A variance is very difficult to obtain. This usually concerns setbacks. The case that opens up again early in January, which is an application for the Ann Coleman Gallery, includes setbacks as well as putting up an additional floor.

It is also in the historic review district, which means the applications must meet other regulations.

The Coleman Gallery is required to get waivers and must meet the flood hazard review standards, along with the approval for the variances.

The case has proven to be complicated for both the board and the Coleman Gallery.

Conditions that the board decides upon for a particular applicant are related to criteria. There is a checklist for five pieces of criteria that the applicant must meet for either a variance or a conditional use permit.

Dot's Restaurant, like the Coleman Gallery, was in the Historic Review District of Wilmington. The applicants were required to submit an application to the DRB.

Since Irene, flood hazard review has been a major concern for board members and applicants, especially in the historic review district. Construction must meet the base flood elevation standards required by the state.

"This was another one where the flood hazard review was a crucial element in their rebuilding. Theirs was in the flood zone as well as the historic review district," said Herrick. "They enjoy certain protections under the town flood hazard regulations, but they still wanted to protect their building."

The owners decided that they wanted to make the building stronger, so they would raise it up and cease use of the basement.

The basement had been completely flooded out in Irene, so they decided they would stop using it altogether.

"They came in with a really good project and it's one that had to be reviewed by the town and state flood hazard people."

After Tropical Storm Irene, the Brattleboro DRB had seen similar projects and complicated issues.

"The DRB has well-informed leaders that have managed to conduct themselves really professionally in some really tense settings especially following Irene," said Brattleboro Planning Director Rod Francis. "The board conducted itself in a dignified way and that's due in great part to the skills of the chair and the senior members of the board."

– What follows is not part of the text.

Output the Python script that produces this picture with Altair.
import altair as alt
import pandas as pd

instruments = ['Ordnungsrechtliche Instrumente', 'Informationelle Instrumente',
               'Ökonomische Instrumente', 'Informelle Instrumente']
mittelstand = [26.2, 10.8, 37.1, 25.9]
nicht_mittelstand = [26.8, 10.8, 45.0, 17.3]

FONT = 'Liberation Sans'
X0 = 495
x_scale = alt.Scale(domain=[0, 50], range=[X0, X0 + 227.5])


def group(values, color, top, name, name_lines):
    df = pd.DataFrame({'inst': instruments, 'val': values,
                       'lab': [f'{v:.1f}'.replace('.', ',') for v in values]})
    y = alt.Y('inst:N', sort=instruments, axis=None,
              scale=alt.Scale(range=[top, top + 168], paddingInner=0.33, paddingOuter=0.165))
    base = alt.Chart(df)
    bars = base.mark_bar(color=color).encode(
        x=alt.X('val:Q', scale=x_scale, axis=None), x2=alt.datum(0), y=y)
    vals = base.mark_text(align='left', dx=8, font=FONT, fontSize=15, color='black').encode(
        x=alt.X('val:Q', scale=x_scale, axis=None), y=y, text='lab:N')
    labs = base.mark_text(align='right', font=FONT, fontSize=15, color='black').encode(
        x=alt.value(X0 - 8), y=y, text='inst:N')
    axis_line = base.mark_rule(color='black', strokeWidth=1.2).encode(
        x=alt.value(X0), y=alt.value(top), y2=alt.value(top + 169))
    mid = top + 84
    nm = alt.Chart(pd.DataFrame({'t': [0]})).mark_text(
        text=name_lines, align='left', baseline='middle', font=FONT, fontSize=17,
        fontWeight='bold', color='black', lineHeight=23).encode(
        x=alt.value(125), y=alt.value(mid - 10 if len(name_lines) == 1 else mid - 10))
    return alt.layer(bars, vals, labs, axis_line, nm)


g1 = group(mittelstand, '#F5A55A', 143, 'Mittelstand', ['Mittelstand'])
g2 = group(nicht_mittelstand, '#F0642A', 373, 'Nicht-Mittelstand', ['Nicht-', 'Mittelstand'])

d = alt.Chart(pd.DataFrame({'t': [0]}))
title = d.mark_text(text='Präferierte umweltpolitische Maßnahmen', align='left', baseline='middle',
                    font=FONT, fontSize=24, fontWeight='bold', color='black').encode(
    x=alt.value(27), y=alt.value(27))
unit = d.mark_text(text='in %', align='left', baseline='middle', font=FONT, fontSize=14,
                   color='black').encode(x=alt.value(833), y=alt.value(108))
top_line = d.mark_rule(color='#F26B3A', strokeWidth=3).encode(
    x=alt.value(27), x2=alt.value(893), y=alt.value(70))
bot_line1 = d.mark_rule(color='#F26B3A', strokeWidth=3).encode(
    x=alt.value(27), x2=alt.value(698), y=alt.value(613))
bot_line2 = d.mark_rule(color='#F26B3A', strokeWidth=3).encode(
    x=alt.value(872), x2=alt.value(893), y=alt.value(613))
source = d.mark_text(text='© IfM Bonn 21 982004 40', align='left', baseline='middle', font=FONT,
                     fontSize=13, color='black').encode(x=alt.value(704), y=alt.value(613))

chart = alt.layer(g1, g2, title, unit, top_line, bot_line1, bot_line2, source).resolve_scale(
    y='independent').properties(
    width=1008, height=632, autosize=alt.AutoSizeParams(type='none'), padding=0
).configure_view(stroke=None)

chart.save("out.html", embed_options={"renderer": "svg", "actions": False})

Francis typically gets a report for a project that needs to be reviewed. He then makes sure it is in compliance with zoning laws. He identifies with the board where there may be a conflict with current regulation and makes a recommendation.

The Brattleboro Zoning Administrator will provide a draft of the decision. The language of it will be prepared by the zoning administrator so that the DRB can look at the decision before and after the meeting.

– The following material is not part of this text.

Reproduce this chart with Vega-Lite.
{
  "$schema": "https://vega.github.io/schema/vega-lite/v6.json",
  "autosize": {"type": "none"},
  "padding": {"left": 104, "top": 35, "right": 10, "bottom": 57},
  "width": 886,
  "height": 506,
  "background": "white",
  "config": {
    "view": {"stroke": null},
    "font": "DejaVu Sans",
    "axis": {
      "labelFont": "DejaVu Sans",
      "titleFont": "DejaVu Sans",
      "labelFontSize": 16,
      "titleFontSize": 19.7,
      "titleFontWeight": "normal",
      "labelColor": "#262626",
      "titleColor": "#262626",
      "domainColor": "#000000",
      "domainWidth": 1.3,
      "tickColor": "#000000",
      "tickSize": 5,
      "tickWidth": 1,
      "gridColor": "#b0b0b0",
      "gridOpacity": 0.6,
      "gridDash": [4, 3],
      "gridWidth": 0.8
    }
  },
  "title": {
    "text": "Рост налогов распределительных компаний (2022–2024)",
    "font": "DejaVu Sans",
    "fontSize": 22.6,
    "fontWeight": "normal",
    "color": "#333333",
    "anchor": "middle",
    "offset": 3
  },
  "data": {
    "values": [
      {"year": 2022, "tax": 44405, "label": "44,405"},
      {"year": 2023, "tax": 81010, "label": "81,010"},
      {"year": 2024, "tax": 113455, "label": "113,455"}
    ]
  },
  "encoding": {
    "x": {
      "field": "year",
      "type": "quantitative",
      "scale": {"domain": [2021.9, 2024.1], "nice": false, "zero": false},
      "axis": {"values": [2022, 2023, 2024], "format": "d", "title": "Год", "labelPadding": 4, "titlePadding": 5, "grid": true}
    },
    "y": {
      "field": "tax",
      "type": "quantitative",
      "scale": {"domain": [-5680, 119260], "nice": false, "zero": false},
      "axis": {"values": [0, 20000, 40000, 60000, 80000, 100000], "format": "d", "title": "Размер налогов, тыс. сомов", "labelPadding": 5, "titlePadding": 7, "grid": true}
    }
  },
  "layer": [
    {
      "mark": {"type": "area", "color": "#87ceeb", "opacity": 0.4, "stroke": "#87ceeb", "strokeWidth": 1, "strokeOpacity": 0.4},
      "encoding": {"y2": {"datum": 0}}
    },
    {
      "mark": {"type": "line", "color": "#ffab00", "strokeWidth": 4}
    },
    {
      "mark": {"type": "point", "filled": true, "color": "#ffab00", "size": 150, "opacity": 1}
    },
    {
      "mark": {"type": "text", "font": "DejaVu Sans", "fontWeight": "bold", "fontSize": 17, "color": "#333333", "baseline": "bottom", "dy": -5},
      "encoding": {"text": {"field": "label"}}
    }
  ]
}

The DRB decides whether or not the project will be approved after reviewing that draft at the hearing. The zoning administrator will make another draft of the board's decision, which will be signed by the chair and other members of board.

The rest of the process is the same in both Brattleboro and Wilmington.

Interested parties may give testimony at a hearing. If they want, they can appeal if an approval is later drafted by the board. If an appeal is made, the interested party takes the applicant to Environmental Court.

"The DRB should do what it is assigned to do," said Steel. "It can't discriminate and it should be consistent. We can't look at personalities. We must look at applications. A thing people have to do is train themselves to put aside their personalities and look at the law."

The DRB has 45 days to make their decision after the hearing.

"I'm very proud of fact that we get most of them out in a week or two weeks."

There is a 30-day period to appeal the board's decision. The rights to an appeal can be found at the bottom of the approval. If there is no appeal, the approval becomes final.

The Wilmington DRB currently has openings for three alternates.